Sporting Clube de Portugal
1:5
SK Rockaden Stockolm
MI Fernando Silva
0:1
MI Roland Ekström
Rui Silva Pereira
0:1
MF Michael Wiedenkeller
João Mário Ribeiro
½:½
Carl-Magnus Björk
MF João Sequeira
½:½
MF Mats Sjöberg
Horácio Neto
0:1
Bo Kyhle
João Assunção
0:1
Christer Hartman


No primeiro encontro, mais uns apuros de tempo que me terão impedido de concretizar a vantagem decisiva que tinha frente a Wiedenkeller (norueguês, hoje MI, que estava nesta equipa sueca e que hoje em dia joga pelo Luxemburgo).




Os vencedores desta edição viriam a ser os soviéticos do Trud, com os GM Beliavsky, Tahl, Romanishin, Dorfman, Kuzmin, Mikhalchisin, Bagirov e Tseshkovsky, e ainda com os MI Andrei Sokolov e Yudasin, que bateram na final os seus compatriotas do Burevestnik.





Comentários

Nuno Barradas disse…
Caros,

Estou à procura, para a Wiki Sporting, do histórico dos Campeonatos Nacionais por Equipas. Especificamente, encontrei em jornais da época que o CN referente a 1962, normalmente disputado em setembro/outubro, foi disputado em fevereiro de 1963 devido a atrasos no calendário (o Sporting venceu, no que foi o nosso primeiro título nacional por equipas).

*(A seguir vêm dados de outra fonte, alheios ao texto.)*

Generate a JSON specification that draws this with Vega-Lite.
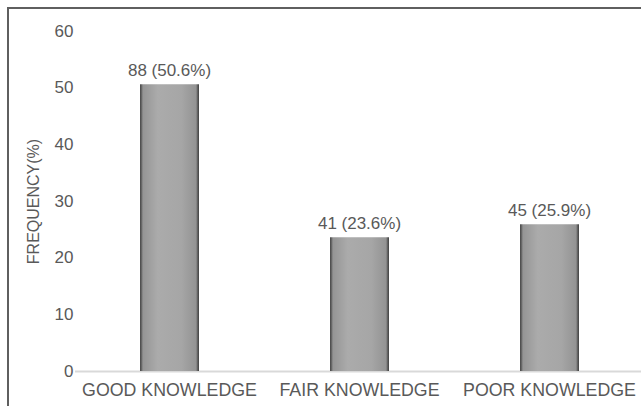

Por outro lado, não encontrei notícias sobre o campeonato referente a 1963. Será que têm mais informação?

Obrigado.

https://www.wikisporting.com/index.php?title=Xadrez_1962
PS. O Xadrez está desde agora "feito" na Wiki até 1969, incluindo palmarés e minibios dos xadrezistas campeões nacionais. Mas sobrou esta dúvida.